Bush Rejected Pardons for Some Big Names

Duke Cunningham
Duke Cunningham

Nearly everyone expected Pres. Bush to show some generosity when it came to pardons in the waning days of his presidency. But apparently, the President wasn’t feeling that generous –or feared some pardons would come back to haunt him, as they did for Pres. Clinton.

By Josh Meyer
Los Angeles Times
WASHINGTON — President George W. Bush, on his last full day in office, formally struck down the petitions for clemency of some high-profile politicians and businessmen, including former lawmakers Randall “Duke” Cunningham, Edwin Edwards and Mario Biaggi and “junk bond” financier Michael Milken, the Justice Department said today.
The chief of the Justice Department’s Office of the Pardon Attorney, Ronald Rodgers, confirmed the pardon rejections through a spokeswoman, in response to queries from The Times’ Washington Bureau.
The Justice Department said Bush also denied petitions for clemency for two men who became highly polarizing symbols of their eras.
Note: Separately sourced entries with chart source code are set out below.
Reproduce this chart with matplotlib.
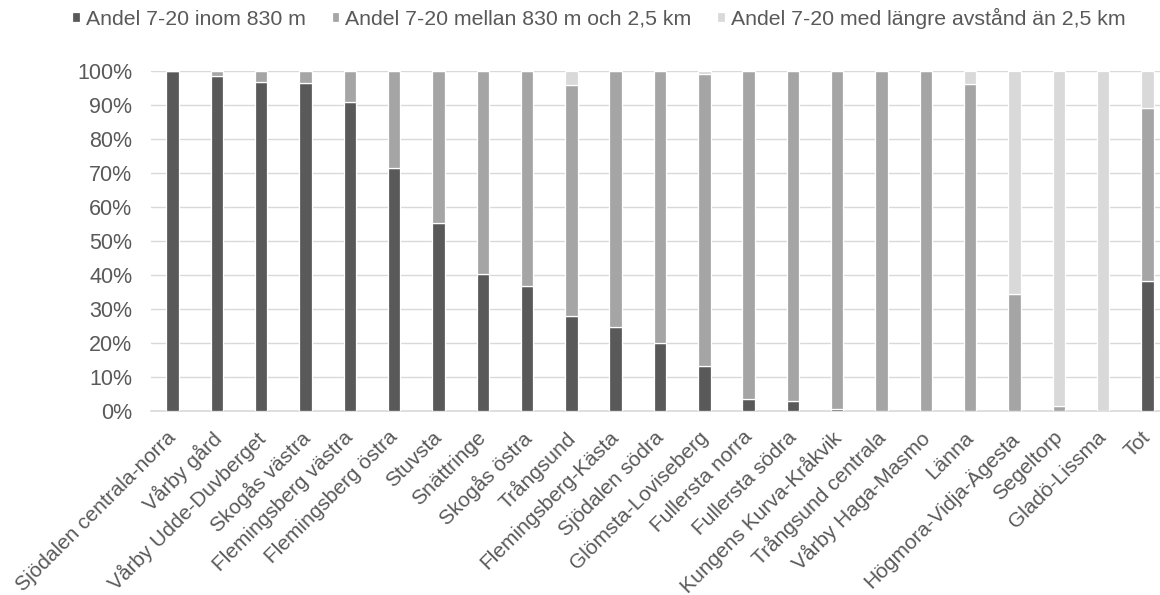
import matplotlib
matplotlib.use("Agg")
import matplotlib.pyplot as plt
import matplotlib.transforms as mtransforms
import numpy as np

plt.rcParams['font.family'] = ['Liberation Sans', 'DejaVu Sans']

categories = ["Sjödalen centrala-norra", "Vårby gård", "Vårby Udde-Duvberget", "Skogås västra",
              "Flemingsberg västra", "Flemingsberg östra", "Stuvsta", "Snättringe", "Skogås östra",
              "Trångsund", "Flemingsberg-Kästa", "Sjödalen södra", "Glömsta-Loviseberg",
              "Fullersta norra", "Fullersta södra", "Kungens Kurva-Kråkvik", "Trångsund centrala",
              "Vårby Haga-Masmo", "Länna", "Högmora-Vidja-Ägesta", "Segeltorp", "Gladö-Lissma", "Tot"]

inom = [100, 98.5, 96.8, 96.5, 90.8, 71.6, 55.4, 40.2, 36.8, 28.0, 24.6, 20.1, 13.2,
        3.4, 2.8, 0.6, 0, 0, 0, 0, 0, 0, 38.1]
mellan = [0, 1.5, 3.2, 3.5, 9.2, 28.4, 44.6, 59.8, 63.2, 67.9, 75.4, 79.9, 85.8,
          96.6, 97.2, 99.4, 100, 100, 96.2, 34.5, 1.6, 0, 50.9]
langre = [0, 0, 0, 0, 0, 0, 0, 0, 0, 4.1, 0, 0, 1.0,
          0, 0, 0, 0, 0, 3.8, 65.5, 98.4, 100, 11.0]

series_names = ["Andel 7-20 inom 830 m", "Andel 7-20 mellan 830 m och 2,5 km",
                "Andel 7-20 med längre avstånd än 2,5 km"]
colors = ["#595959", "#a5a5a5", "#d9d9d9"]
text_color = "#595959"

fig = plt.figure(figsize=(11.6, 5.95), dpi=100)
ax = fig.add_axes([150.5/1160, 1-411/595, 1019/1160, 340/595])

x = np.arange(len(categories))
bottom = np.zeros(len(categories))
handles = []
for vals, name, c in zip([inom, mellan, langre], series_names, colors):
    v = np.array(vals) / 100.0
    b = ax.bar(x, v, 0.28, bottom=bottom, color=c, edgecolor='white', linewidth=0.9, label=name, zorder=3)
    bottom += v
    handles.append(b)

ax.set_xlim(-0.5, len(categories) - 0.5)
ax.set_ylim(0, 1.0)
ticks = np.arange(0, 1.01, 0.1)
ax.set_yticks(ticks)
ax.set_yticklabels([f"{int(round(t*100))}%" for t in ticks])
ax.yaxis.grid(True, color='#d9d9d9', linewidth=1, zorder=0)
ax.set_axisbelow(True)
for s in ['top', 'right', 'left']:
    ax.spines[s].set_visible(False)
ax.spines['bottom'].set_color('#d9d9d9')
ax.spines['bottom'].set_linewidth(1.2)
ax.tick_params(axis='y', length=0, colors=text_color, labelsize=15.5, pad=13)
ax.tick_params(axis='x', length=0, colors=text_color, labelsize=15, pad=12)
ax.set_xticks(x)
ax.set_xticklabels(categories, rotation=45, ha='right', va='top', rotation_mode='anchor')
offset = mtransforms.ScaledTranslation(-4.5/72, 0, fig.dpi_scale_trans)
for lbl in ax.get_xticklabels():
    lbl.set_color(text_color)
    lbl.set_transform(lbl.get_transform() + offset)

leg = fig.legend(handles=handles, labels=series_names, loc='center', bbox_to_anchor=(599/1160, 1-18/595),
                 ncol=3, frameon=False, fontsize=15.3, handlelength=0.35, handleheight=0.35,
                 handletextpad=0.3, columnspacing=1.2)
for t in leg.get_texts():
    t.set_color(text_color)

fig.savefig("out.png", dpi=100)
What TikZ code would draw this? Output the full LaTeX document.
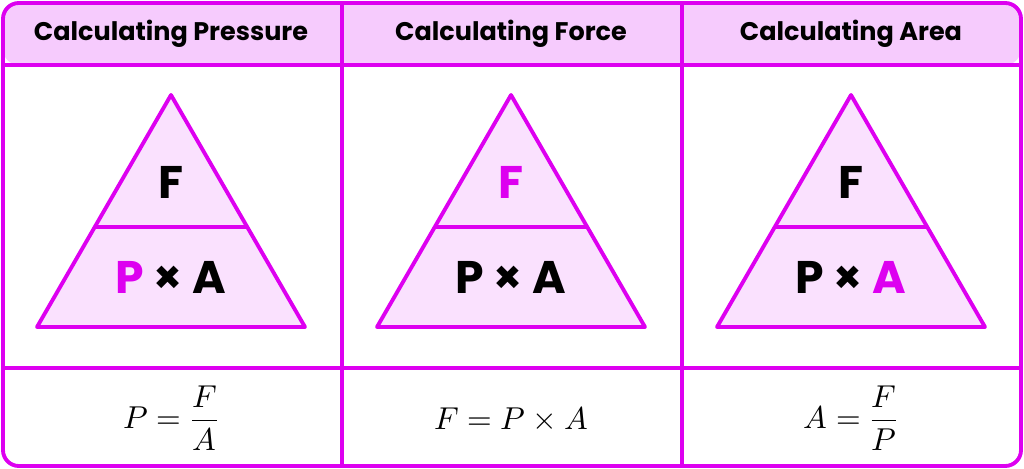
\documentclass[tikz,border=0pt]{standalone}
\usepackage{fontspec}
\setmainfont{Poppins}
\usepackage{unicode-math}
\setmathfont{Latin Modern Math}
\usetikzlibrary{positioning, calc}
\definecolor{mag}{HTML}{DD00F0}
\definecolor{headfill}{HTML}{F6CBFD}
\definecolor{trifill}{HTML}{FAE1FE}
\tikzset{
  line/.style={draw=mag, line width=2.2pt},
  head/.style={font=\fontsize{14.5}{18}\selectfont\bfseries},
  letter/.style={font=\fontsize{26}{30}\selectfont\bfseries},
  formula/.style={font=\fontsize{18}{21}\selectfont}
}
\newcommand{\hl}[1]{\textcolor{mag}{#1}}
\begin{document}
\begin{tikzpicture}[x=0.02cm, y=-0.02cm]
      \useasboundingbox (0,0) rectangle (1024,469);
      % header and frame
      \fill[headfill, rounded corners=9pt] (3,3) rectangle (1021,65);
      \draw[line, rounded corners=9pt] (3,3) rectangle (1021,466);
      \draw[line] (3,65) -- (1021,65);
      \draw[line] (3,368) -- (1021,368);
      \draw[line] (342,3) -- (342,466);
      \draw[line] (682,3) -- (682,466);

      \node[head] (h1) at (171,34) {Calculating Pressure};
      \node[head] (h2) at (511,34) {Calculating Force};
      \node[head] (h3) at (851,34) {Calculating Area};

      % triangles
      \foreach \cx in {171, 511, 851} {
        \draw[line, line join=round, fill=trifill] (\cx,95) -- (\cx+134,327) -- (\cx-134,327) -- cycle;
        \draw[line] (\cx-76,227) -- (\cx+76,227);
      }

      \node[letter] (t1) at (171,182) {F};
      \node[letter] (b1) at (171,277) {\hl{P} × A};
      \node[letter] (t2) at (511,182) {\hl{F}};
      \node[letter] (b2) at (511,277) {P × A};
      \node[letter] (t3) at (851,182) {F};
      \node[letter] (b3) at (851,277) {P × \hl{A}};

      % formulas
      \node[formula] (f1) at (171,418) {$P=\dfrac{F}{A}$};
      \node[formula] (f2) at (511,418) {$F=P\times A$};
      \node[formula] (f3) at (851,418) {$A=\dfrac{F}{P}$};
\end{tikzpicture}
\end{document}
One of them was John Walker Lindh, the young American serving 20 years in prison for aiding the Taliban in Afghanistan at a time when it was fighting U.S. military forces just after the Sept. 11, 2001 attacks.
Bush also denied one of the longest-standing petitions for clemency, for Leonard Peltier, a Native American activist sentenced to two consecutive terms of life imprisonment for the murder of two FBI agents during a 1975 shootout on the Pine Ridge Indian Reservation in South Dakota. His application had been under consideration since 1993, current and former Justice Department officials said.